**MATERIAL TO PROCESS:**
↓↓↓

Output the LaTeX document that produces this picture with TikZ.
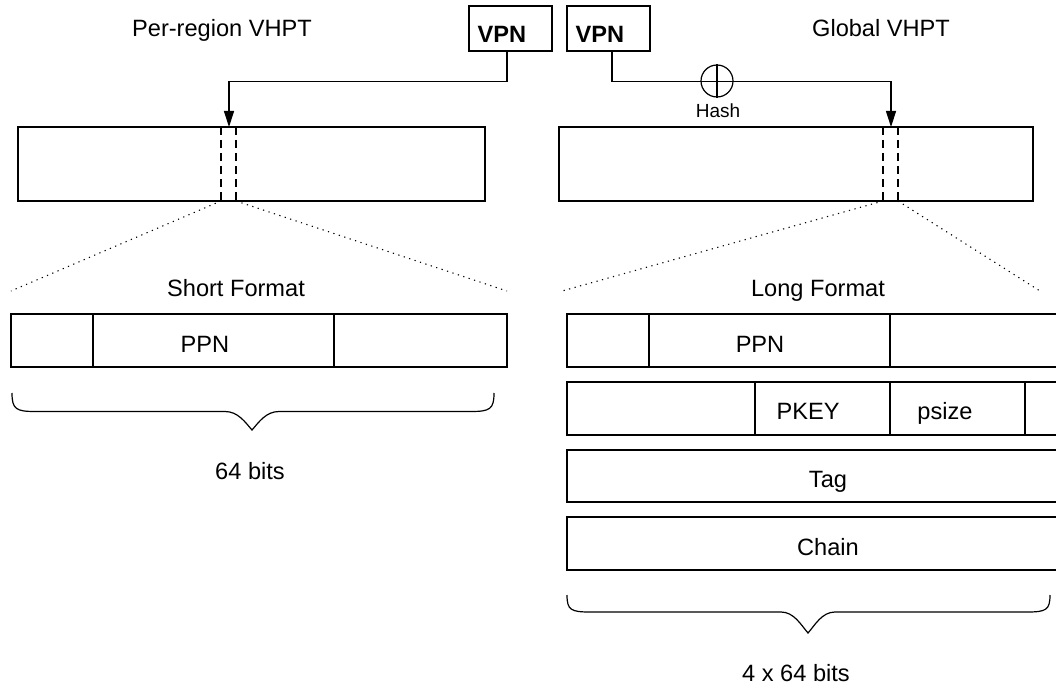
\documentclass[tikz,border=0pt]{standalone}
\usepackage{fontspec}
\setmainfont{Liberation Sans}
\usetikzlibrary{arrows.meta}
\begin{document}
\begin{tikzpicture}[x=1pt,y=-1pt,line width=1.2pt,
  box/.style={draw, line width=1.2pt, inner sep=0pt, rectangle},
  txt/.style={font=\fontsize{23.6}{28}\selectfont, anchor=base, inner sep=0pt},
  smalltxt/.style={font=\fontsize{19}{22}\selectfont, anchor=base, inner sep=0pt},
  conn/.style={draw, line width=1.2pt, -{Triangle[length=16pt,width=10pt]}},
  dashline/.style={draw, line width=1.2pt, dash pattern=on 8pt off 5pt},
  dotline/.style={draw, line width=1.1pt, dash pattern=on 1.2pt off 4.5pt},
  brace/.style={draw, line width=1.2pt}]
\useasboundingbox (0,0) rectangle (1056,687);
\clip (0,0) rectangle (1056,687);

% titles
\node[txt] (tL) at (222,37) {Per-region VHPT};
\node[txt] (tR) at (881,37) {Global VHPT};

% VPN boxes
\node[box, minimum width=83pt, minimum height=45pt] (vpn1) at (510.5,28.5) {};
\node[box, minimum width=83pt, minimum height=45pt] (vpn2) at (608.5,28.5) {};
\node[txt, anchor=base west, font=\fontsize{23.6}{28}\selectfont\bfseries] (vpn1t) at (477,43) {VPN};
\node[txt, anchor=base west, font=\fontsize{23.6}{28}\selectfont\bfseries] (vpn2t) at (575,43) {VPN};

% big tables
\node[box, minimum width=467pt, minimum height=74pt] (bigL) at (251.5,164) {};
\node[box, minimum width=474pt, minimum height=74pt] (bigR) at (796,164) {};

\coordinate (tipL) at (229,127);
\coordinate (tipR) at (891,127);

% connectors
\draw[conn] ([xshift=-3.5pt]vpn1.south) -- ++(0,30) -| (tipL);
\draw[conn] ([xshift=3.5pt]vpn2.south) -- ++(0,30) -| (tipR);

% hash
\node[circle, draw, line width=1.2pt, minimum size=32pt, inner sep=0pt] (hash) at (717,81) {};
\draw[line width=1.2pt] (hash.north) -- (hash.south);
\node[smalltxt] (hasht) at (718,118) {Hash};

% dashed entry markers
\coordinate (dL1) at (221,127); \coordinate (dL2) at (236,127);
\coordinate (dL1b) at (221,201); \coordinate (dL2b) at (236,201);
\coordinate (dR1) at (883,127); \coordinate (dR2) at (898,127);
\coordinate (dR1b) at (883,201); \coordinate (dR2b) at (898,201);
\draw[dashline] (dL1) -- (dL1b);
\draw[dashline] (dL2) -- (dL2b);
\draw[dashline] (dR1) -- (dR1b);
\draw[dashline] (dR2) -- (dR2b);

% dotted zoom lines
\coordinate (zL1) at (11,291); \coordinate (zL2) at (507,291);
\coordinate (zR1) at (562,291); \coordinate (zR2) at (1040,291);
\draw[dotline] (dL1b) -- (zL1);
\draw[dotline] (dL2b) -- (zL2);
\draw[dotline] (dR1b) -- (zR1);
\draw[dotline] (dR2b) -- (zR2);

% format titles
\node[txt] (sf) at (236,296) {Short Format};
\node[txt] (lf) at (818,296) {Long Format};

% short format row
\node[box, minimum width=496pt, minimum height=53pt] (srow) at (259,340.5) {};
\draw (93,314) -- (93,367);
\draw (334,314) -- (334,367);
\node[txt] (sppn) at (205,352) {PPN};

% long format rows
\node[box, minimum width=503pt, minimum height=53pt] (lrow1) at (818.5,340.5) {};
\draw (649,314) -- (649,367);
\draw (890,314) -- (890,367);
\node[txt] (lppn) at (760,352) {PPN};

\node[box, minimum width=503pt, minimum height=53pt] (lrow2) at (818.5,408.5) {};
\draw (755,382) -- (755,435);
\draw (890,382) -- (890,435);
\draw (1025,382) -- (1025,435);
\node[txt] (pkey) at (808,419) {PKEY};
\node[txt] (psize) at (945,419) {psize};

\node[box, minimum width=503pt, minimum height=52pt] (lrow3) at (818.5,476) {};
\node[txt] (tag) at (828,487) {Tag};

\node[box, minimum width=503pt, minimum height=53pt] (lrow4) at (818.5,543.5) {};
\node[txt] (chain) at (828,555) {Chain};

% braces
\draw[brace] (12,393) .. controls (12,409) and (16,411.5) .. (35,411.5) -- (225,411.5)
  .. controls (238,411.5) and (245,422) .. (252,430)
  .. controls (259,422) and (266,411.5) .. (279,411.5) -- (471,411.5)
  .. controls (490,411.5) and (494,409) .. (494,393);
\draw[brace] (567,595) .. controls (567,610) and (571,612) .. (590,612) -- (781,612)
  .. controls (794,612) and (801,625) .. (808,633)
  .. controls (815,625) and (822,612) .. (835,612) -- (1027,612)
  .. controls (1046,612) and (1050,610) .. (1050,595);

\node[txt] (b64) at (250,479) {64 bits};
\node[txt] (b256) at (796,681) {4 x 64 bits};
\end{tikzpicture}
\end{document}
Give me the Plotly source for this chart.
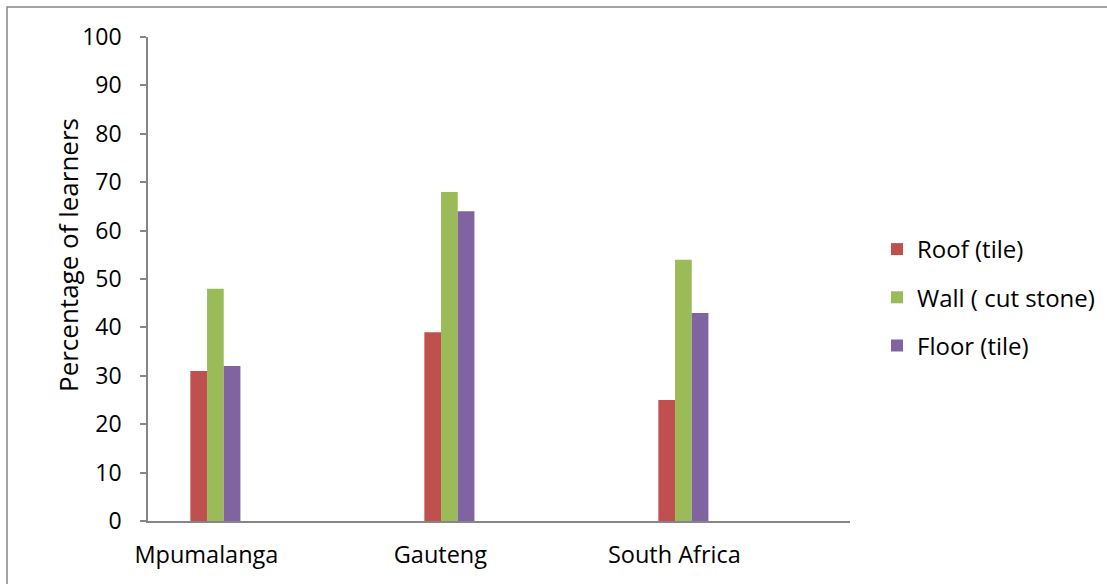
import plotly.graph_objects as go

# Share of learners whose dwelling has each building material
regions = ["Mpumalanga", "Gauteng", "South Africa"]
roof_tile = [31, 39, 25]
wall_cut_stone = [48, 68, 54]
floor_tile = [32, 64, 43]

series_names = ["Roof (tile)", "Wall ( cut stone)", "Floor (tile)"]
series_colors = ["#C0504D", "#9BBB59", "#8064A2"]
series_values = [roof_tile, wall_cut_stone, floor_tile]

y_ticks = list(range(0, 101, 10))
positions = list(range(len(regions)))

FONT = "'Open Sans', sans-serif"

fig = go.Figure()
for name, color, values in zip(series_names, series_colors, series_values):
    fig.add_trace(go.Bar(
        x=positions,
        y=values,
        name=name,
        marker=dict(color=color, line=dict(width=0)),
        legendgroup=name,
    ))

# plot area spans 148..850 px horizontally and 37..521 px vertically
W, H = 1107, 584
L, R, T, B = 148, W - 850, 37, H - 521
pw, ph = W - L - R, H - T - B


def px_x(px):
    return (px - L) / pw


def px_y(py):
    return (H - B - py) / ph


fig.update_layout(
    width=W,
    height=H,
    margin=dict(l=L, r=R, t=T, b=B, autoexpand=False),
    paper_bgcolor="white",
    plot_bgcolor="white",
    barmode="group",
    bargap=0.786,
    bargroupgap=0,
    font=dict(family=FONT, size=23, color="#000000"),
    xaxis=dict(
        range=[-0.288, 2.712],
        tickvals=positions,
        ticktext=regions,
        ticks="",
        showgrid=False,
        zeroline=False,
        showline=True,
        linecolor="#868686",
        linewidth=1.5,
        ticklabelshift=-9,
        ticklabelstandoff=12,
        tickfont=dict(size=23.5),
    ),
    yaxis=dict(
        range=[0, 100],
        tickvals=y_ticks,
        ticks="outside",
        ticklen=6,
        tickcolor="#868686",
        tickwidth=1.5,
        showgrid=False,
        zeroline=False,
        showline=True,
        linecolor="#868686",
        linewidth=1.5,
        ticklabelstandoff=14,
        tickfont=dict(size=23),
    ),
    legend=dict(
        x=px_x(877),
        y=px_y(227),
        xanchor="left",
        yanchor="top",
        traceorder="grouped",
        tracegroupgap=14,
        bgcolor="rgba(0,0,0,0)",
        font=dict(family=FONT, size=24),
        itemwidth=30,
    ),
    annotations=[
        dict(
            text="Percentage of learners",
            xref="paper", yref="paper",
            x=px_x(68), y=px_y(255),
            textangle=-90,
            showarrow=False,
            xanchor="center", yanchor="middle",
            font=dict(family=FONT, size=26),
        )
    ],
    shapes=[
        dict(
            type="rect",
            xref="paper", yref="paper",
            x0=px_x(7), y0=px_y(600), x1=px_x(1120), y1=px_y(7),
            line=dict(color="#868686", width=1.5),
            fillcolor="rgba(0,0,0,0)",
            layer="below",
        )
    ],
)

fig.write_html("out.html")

↑↑↑

**PROBLEM DETAILS:** Only the lines from the start of the entries above to the line containing "(tR) at (881,37)" are to be given again, exactly and with both ends included; pictures are excluded.

**OUTPUT FOR THIS TASK:**
Output the LaTeX document that produces this picture with TikZ.
\documentclass[tikz,border=0pt]{standalone}
\usepackage{fontspec}
\setmainfont{Liberation Sans}
\usetikzlibrary{arrows.meta}
\begin{document}
\begin{tikzpicture}[x=1pt,y=-1pt,line width=1.2pt,
  box/.style={draw, line width=1.2pt, inner sep=0pt, rectangle},
  txt/.style={font=\fontsize{23.6}{28}\selectfont, anchor=base, inner sep=0pt},
  smalltxt/.style={font=\fontsize{19}{22}\selectfont, anchor=base, inner sep=0pt},
  conn/.style={draw, line width=1.2pt, -{Triangle[length=16pt,width=10pt]}},
  dashline/.style={draw, line width=1.2pt, dash pattern=on 8pt off 5pt},
  dotline/.style={draw, line width=1.1pt, dash pattern=on 1.2pt off 4.5pt},
  brace/.style={draw, line width=1.2pt}]
\useasboundingbox (0,0) rectangle (1056,687);
\clip (0,0) rectangle (1056,687);

% titles
\node[txt] (tL) at (222,37) {Per-region VHPT};
\node[txt] (tR) at (881,37) {Global VHPT};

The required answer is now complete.